In an era when an interesting YouTube video and a blizzard of Tumblr reposts can transform a fledgling musician into a paradigm-shifter worthy of thinkpieces on misogyny, cultural appropriation, and post-regionalism, Montana is unlikely to inspire Slate podcasts. He’s a Bronx mixtape rapper who wears fitted New Era caps and riffs about stacks and choppers. This does not plot him on any unique axis of urban culture that collides with skating, Goth, #whitegirlmobproblems, frat-core bro-wave, or David Guetta. Montana is fully formed, easily explainable, and understood. He’s not a slimy fetus, glistening with amniotic fluid that we prod and sniff in hopes of predicting future reach or predestined greatness. Potential is a seductive quality—sometimes Lil Wayne becomes Lil Wayne—and Montana is not a mysterious 7-foot basketball prospect who wrestled panda bears before being discovered by an alcoholic coach searching for redemption. But he will not disappoint you. If you enjoy music that is described as “likable” and “listenable” instead of “challenging” or “important,” French Montana is a brand you can trust.
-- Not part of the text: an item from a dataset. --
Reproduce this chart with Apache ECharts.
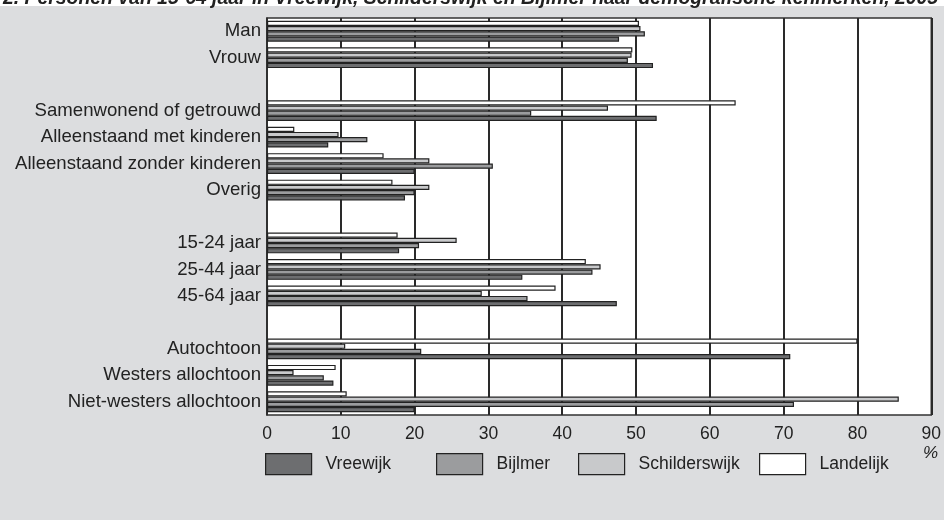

Montana’s biggest hit to date, Shot Caller, was a perfect New York City summer record. It borrowed a breezy horn sample previously used on Lords of the Underground’s 1992 track “Funky Child,” cribbed lines from Busta Rhymes and Black Sheep, and sounded fucking fantastic while played in a tinted-out Maxima gliding down the West Side Highway. Because I live in a bubble, I couldn’t tell you if the song was well-received anywhere else (probably not). But the track helped raise Montana’s notoriety to a plateau where he has been courted by both Kanye and Rick Ross. It’s unclear if they share my enthusiasm for his refreshing predictability, knack of living up to modest expectations, and command of negative space. But they’re clearly enamoured by the role he has wedged himself into: the hottest dude on the streets in New York. It’s a position someone always occupies—whether it’s 50 Cent, Maino or Uncle Murder—but besides the imaginary throne and scepter, it’s not a foolproof indicator of future success. Still, it’s rewarding to root for a dude who marched a long slog to relevancy instead of finding a shortcut to overnight success.